It’s one of the most common questions people have about their money, even if they don’t say it out loud: “Why does my paycheque feel so much smaller than my salary?”
So let’s talk about it — calmly, clearly, and in real human terms.
1. Your Salary Isn’t Your Spendable Income
When you’re offered a job at $60,000 or $85,000 or $120,000, it’s easy to assume that number represents what you’re going to live on.
But your salary is your gross income — not your take-home pay.
Between taxes, contributions, and deductions, the amount you actually receive is your net pay, and it’s almost always significantly lower. Not because something is wrong, but because that’s how your pay structure works.
Understanding this difference is the first step toward feeling more in control of your money.
2. Taxes Take a Bite — But Not the Whole Meal
Most people assume taxes are the main reason their paycheque feels “light.”
And yes, taxes make up the largest deduction, but here’s the important part:
Your employer uses estimates.
They don’t know your full financial picture — other income, credits, or deductions — so they calculate tax withholding based on:
the TD1 form you filled out
your province
your pay frequency
your salary level
This withholding is designed to be “close enough” to your final tax amount, but it isn’t perfect. That’s why people often get refunds or occasionally owe more at the end of the year.

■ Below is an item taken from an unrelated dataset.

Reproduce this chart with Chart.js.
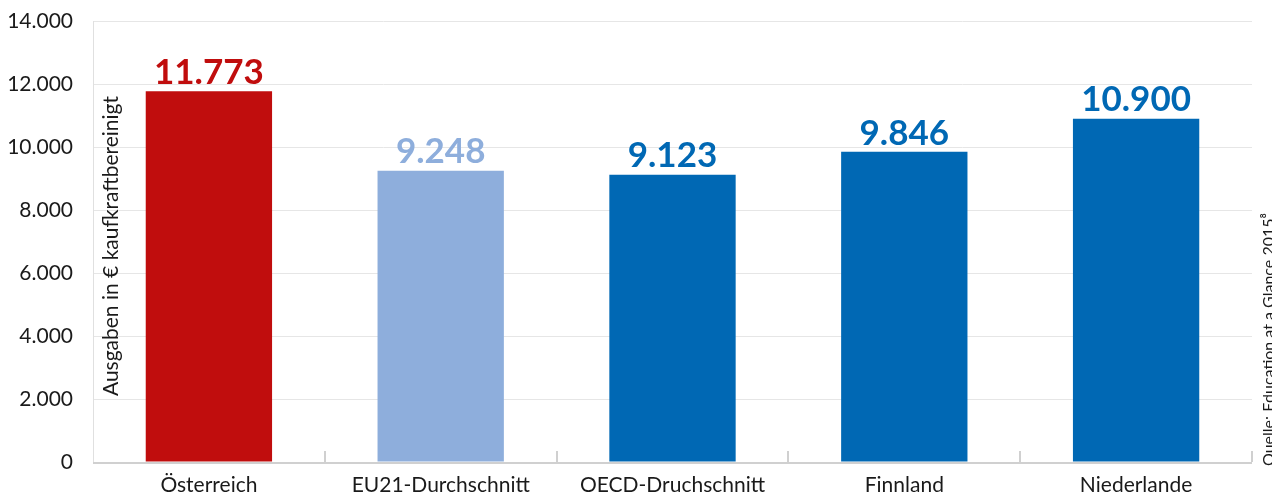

3. CPP and EI Are Not Optional
Your paycheque includes these mandatory contributions:
CPP (Canada Pension Plan)
Money that goes toward your future retirement benefit. You pay a portion, and your employer matches it.
EI (Employment Insurance)
Money that gives you access to benefits like maternity/parental leave or support if you lose your job.
These aren’t taxes — they’re contributions. But because they still reduce your take-home pay, people often group them with taxes.
And importantly: They stop being deducted once you reach the annual maximum, so your late-year paycheques are often a bit higher.
4. Benefits, Insurance, and Extras Add Up
Depending on your workplace, you may also see deductions for:
health and dental insurance
group life insurance
disability insurance
pension or RRSP contributions
union dues
parking
share purchase plans
workplace programs
Individually, these may feel small. Together, they can reduce your pay significantly — sometimes more than taxes.
This is where many people get surprised. You might think your “deductions” are only taxes, when in reality, your benefits package can play a big role.
5. Pay Frequency Makes Numbers Look Smaller
Your salary sounds big when it’s annual.
It feels a lot smaller when it’s divided into:
12 monthly payments
24 semi-monthly payments
26 bi-weekly payments
52 weekly payments
Your mind adjusts slowly, but your eyes notice the difference immediately. A bi-weekly paycheque will almost always feel smaller, even though the yearly total is the same.
6. The Emotional Side of First Paycheques
There’s something no one talks about: Your first paycheque almost always feels disappointing.
Not because your employer has done something wrong, but because there’s a gap between what you expect and what is financially normal.
Most of us mentally spend our salary before it arrives. Rent, groceries, savings, responsibilities, family back home — all based on the gross number.
So when the net number shows up, the natural reaction is: “This can’t be right.”
But it is right — it’s just unfamiliar.
Here’s the Good News
Once you understand what each deduction is for, your paycheque becomes less confusing and more predictable. You start planning based on real numbers, not assumptions.
And with clarity, your financial decisions become calmer too:
You know what to expect each pay period
You understand why income might look different mid-year
You can adjust your TD1 if needed
You can estimate your tax refund more accurately
You avoid surprises at tax time
Understanding your paycheque isn’t about learning formulas. It’s about reducing stress and gaining confidence.
A Simple Way to Remember It
Your paycheque is smaller because it’s designed to:
cover your taxes
protect your income
contribute to your future
support your benefits
align with your pay frequency
You’re not losing money — you’re distributing it.
And once you see your pay that way, it becomes much easier to manage and much less stressful to understand.